The kdbuswreck
The kdbuswreck
Posted Apr 25, 2015 1:09 UTC (Sat) by fandingo (guest, #67019)In reply to: The kdbuswreck by kentonv
Parent article: The kdbuswreck
While it will continue to be possible with kdbus, it will probably become less common. The main reason to pass a traditional FD is performance, which was a major problem with userspace DBus due to memory copying routinely up to 11 times between calls. In the future, I expect services to prefer passing data using memfd* rather than handing over a FD (>512KiB was experimentally determined to be a good default threshold). That way the service can not only control the syscall operations but also validate individual operations and the data therein.
* Of course memfd behave as FDs.
> What I'm arguing against is expanding the use of crapabilities, as kdbus does.

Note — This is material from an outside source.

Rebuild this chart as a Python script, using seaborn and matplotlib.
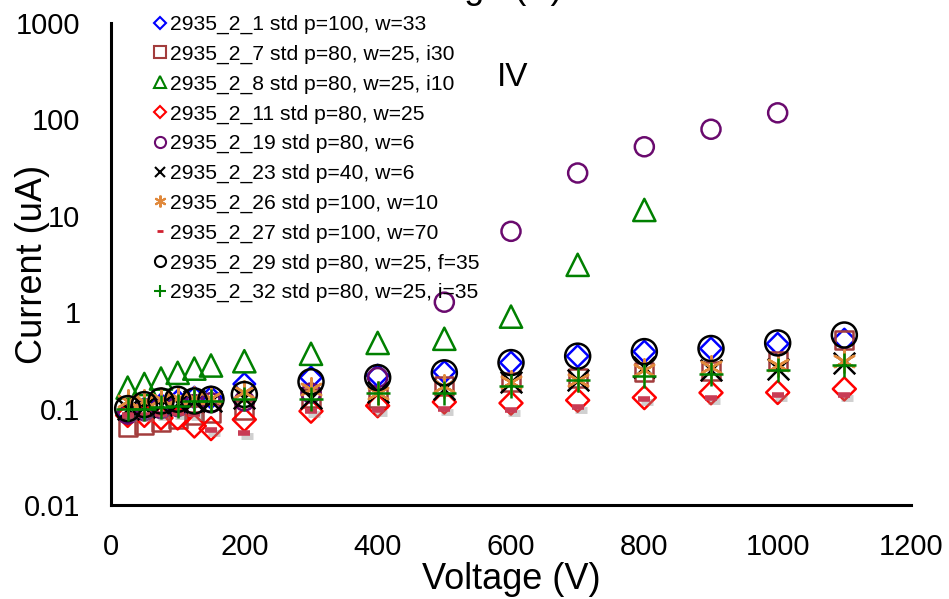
import numpy as np
import matplotlib
matplotlib.use("Agg")
import matplotlib.pyplot as plt
import matplotlib.transforms as mtransforms
from matplotlib.lines import Line2D
from matplotlib.ticker import LogLocator, NullFormatter, FixedLocator, MultipleLocator, FuncFormatter
import seaborn as sns

# ---------------- data ----------------
voltage = [25, 50, 75, 100, 125, 150, 200, 300, 400, 500, 600, 700, 800, 900, 1000, 1100]

series_labels = [
    "2935_2_1 std p=100, w=33",
    "2935_2_7 std p=80, w=25, i30",
    "2935_2_8 std p=80, w=25, i10",
    "2935_2_11 std p=80, w=25",
    "2935_2_19 std p=80, w=6",
    "2935_2_23 std p=40, w=6",
    "2935_2_26 std p=100, w=10",
    "2935_2_27 std p=100, w=70",
    "2935_2_29 std p=80, w=25, f=35",
    "2935_2_32 std p=80, w=25, i=35",
]

cur_2_1 = [0.09, 0.10, 0.11, 0.12, 0.13, 0.13, 0.18, 0.21, 0.22, 0.24, 0.30, 0.35, 0.39, 0.42, 0.47, 0.52]
cur_2_7 = [0.065, 0.068, 0.072, 0.078, 0.085, 0.09, 0.097, 0.13, 0.13, 0.17, 0.19, 0.21, 0.24, 0.245, 0.31, 0.52]
cur_2_8 = [0.165, 0.18, 0.205, 0.235, 0.26, 0.28, 0.31, 0.37, 0.48, 0.53, 0.90, 3.1, 11.5]
cur_2_11 = [0.085, 0.085, 0.08, 0.08, 0.066, 0.062, 0.077, 0.094, 0.107, 0.117, 0.114, 0.122, 0.13, 0.146, 0.147, 0.16]
cur_2_19 = [0.088, 0.095, 0.10, 0.105, 0.11, 0.115, 0.12, 0.145, 0.21, 1.27, 6.9, 27.8, 52, 79, 117]
cur_2_23 = [0.10, 0.105, 0.11, 0.115, 0.12, 0.12, 0.13, 0.13, 0.15, 0.16, 0.19, 0.20, 0.27, 0.25, 0.26, 0.30]
cur_2_26 = [0.12, 0.12, 0.125, 0.13, 0.13, 0.13, 0.15, 0.16, 0.145, 0.17, 0.19, 0.20, 0.25, 0.27, 0.28, 0.31]
cur_2_27 = [0.085, 0.085, 0.088, 0.09, 0.088, 0.06, 0.056, 0.095, 0.097, 0.10, 0.097, 0.105, 0.125, 0.13, 0.14, 0.14]
cur_2_29 = [0.10, 0.11, 0.12, 0.125, 0.12, 0.125, 0.14, 0.19, 0.21, 0.235, 0.30, 0.35, 0.39, 0.42, 0.48, 0.58]
cur_2_32 = [0.098, 0.10, 0.105, 0.107, 0.12, 0.12, 0.126, 0.125, 0.145, 0.146, 0.17, 0.20, 0.22, 0.23, 0.25, 0.28]

y_ticks = [0.01, 0.1, 1, 10, 100, 1000]
y_tick_labels = ["0.01", "0.1", "1", "10", "100", "1000"]
x_ticks = [0, 200, 400, 600, 800, 1000, 1200]

# ---------------- style ----------------
sns.set_theme(style="white")
plt.rcParams['font.family'] = ['Liberation Sans', 'DejaVu Sans']

W, H = 949, 599
fig = plt.figure(figsize=(W / 100, H / 100), dpi=100)
ax = fig.add_axes([111 / W, (H - 505) / H, 800 / W, 482 / H])
ax.set_yscale('log')

lw = 1.8
# (values, marker, size, color, filled-style?)
specs = [
    (cur_2_1, 'D', 11.0, '#0000ff', True),
    (cur_2_7, 's', 13.0, '#a33d3d', True),
    (cur_2_8, '^', 16.0, '#008000', True),
    (cur_2_11, 'D', 11.7, '#ff0000', True),
    (cur_2_19, 'o', 13.7, '#6a0a6e', True),
    (cur_2_23, 'x', 15.5, '#000000', False),
    (cur_2_26, (6, 2, 0), 16.0, '#e0893c', False),
    (cur_2_27, '_', 9.0, '#c83c55', False),
    (cur_2_29, 'o', 18.0, '#000000', True),
    (cur_2_32, '+', 17.5, '#008000', False),
]

for vals, mk, size, col, filled in specs:
    xv = voltage[:len(vals)]
    if mk == '_':
        shadow = ax.transData + mtransforms.ScaledTranslation(3 / 100, -3 / 100, fig.dpi_scale_trans)
        sns.scatterplot(x=xv, y=vals, ax=ax, marker='_', s=size ** 2, color='#8a8a8a',
                        edgecolor=None, linewidth=5.0, alpha=0.4, transform=shadow,
                        legend=False, zorder=3)
        sns.scatterplot(x=xv, y=vals, ax=ax, marker='_', s=size ** 2, color=col,
                        edgecolor=None, linewidth=4.0, legend=False, zorder=3)
    elif filled:
        sns.scatterplot(x=xv, y=vals, ax=ax, marker=mk, s=size ** 2, facecolor='none',
                        edgecolor=col, linewidth=lw, legend=False, zorder=3)
    else:
        sns.scatterplot(x=xv, y=vals, ax=ax, marker=mk, s=size ** 2, color=col,
                        edgecolor=None, linewidth=lw, legend=False, zorder=3)

# ---------------- axes ----------------
ax.set_xlim(0, 1200)
ax.set_ylim(0.01, 1000)
ax.xaxis.set_major_locator(FixedLocator(x_ticks))
ax.xaxis.set_minor_locator(MultipleLocator(40))
ax.yaxis.set_major_locator(FixedLocator(y_ticks))
ax.yaxis.set_major_formatter(FuncFormatter(lambda v, p: y_tick_labels[y_ticks.index(v)] if v in y_ticks else ""))
ax.yaxis.set_minor_locator(LogLocator(base=10, subs=np.arange(2, 10)))
ax.yaxis.set_minor_formatter(NullFormatter())

for s in ['top', 'right']:
    ax.spines[s].set_visible(False)
for s in ['left', 'bottom']:
    ax.spines[s].set_linewidth(2.2)
    ax.spines[s].set_color('black')

ax.tick_params(axis='y', which='major', direction='in', length=7.5, width=1.5,
               labelsize=21, pad=22, colors='black')
ax.tick_params(axis='y', which='minor', direction='in', length=5.5, width=1.5, colors='black')
ax.tick_params(axis='x', which='major', direction='in', length=8.5, width=1.5,
               labelsize=21, pad=20, colors='black')
ax.tick_params(axis='x', which='minor', direction='in', length=5.5, width=1.5, colors='black')

ax.set_xlabel("Voltage (V)", fontsize=26, color='black')
ax.set_ylabel("Current (uA)", fontsize=26, color='black')
ax.xaxis.set_label_coords(0.5, -(562 - 505) / 482)
ax.yaxis.set_label_coords((50 - 111) / 800, 0.5)

# ---------------- texts ----------------
fig.text(513 / W, 1 - 86 / H, "IV", ha='center', va='baseline', fontsize=24, color='black')
fig.text(563 / W, 1 + 2 / H, "Voltage (V)", ha='right', va='baseline', fontsize=26, color='black')

# ---------------- legend ----------------
leg_specs = [
    ('D', 6.0, '#0000ff', True),
    ('s', 8.0, '#a33d3d', True),
    ('^', 8.0, '#008000', True),
    ('D', 6.0, '#ff0000', True),
    ('o', 8.0, '#6a0a6e', True),
    ('x', 7.0, '#000000', False),
    ((6, 2, 0), 8.5, '#e0893c', False),
    ('_', 4.5, '#d02030', False),
    ('o', 8.0, '#000000', True),
    ('+', 8.5, '#008000', False),
]
handles = []
for mk, ms, col, filled in leg_specs:
    if filled:
        h = Line2D([], [], linestyle='', marker=mk, markersize=ms, markerfacecolor='none',
                   markeredgecolor=col, markeredgewidth=1.5)
    else:
        h = Line2D([], [], linestyle='', marker=mk, markersize=ms, color=col,
                   markeredgecolor=col, markeredgewidth=2.0 if mk == '_' else 1.5)
    handles.append(h)

leg = ax.legend(handles, series_labels, loc='upper left',
                bbox_to_anchor=(149 / W, 1 - 15 / H), bbox_transform=fig.transFigure,
                frameon=False, fontsize=15.2, handlelength=1.0, handletextpad=0.0,
                labelspacing=0.5, borderpad=0, borderaxespad=0, numpoints=1)
for t in leg.get_texts():
    t.set_color('black')

fig.savefig("out.png", dpi=100)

I disagree that it's a material expansion. It just allows those same capabilities to use systemd tools rather than going directly to the kernel with syscalls. For example, a user with CAP_SYS_BOOT (i.e. with access to run a program with that cap) can essentially panic the kernel, triggering a reboot. Systemd allows that same capability to be utilized for an orderly shutdown via systemd. The orderly shutdown case -- at least in my opinion and the kdbus/systemd developers' -- is probably what most people consider natural. Same thing with CAP_SYS_KILL. A user automatically can kill things in their session from systemd policy, but this allows a user to kill units through systemd (i.e. systemctl kill FOO). Again, that's totally natural for a system using systemd; otherwise, users would have to manually kill each process in a service and be unable to deal with systemd unit automatic restart, unless they were uid == 0, which would allow her to run `systemctl stop/kill FOO`.
The way that systemd will use kdbus' capability metadata allows for essentially the same control that the syscalls allowed to go through systemd's more featureful equivalents.
> (I also object to dbus being awfully singleton-y with global namespaces and such, but that ship obviously sailed long ago, so maybe it's not useful to argue now. But: http://www.object-oriented-security.org/lets-argue/single...)
I don't really see how DBus qualifies. I guess you can only have one resource occupy a distinguished name (i.e. org.foo.bar), but it's difficult to envision how that could possibly work differently. Furthermore, your idea of passing a FD to the logon process seems like it introduces a much "worse" singleton. Perhaps I just don't understand the argument in that link.
Fundamentally, I don't see how the combination of privileged executors authorized via polkit, memfd, and a LSM don't offer the same functionality of that all 8 components of capsicum. Perhaps you could explain something that could be done with capsicum that cannot be done with a combination of what I mentioned.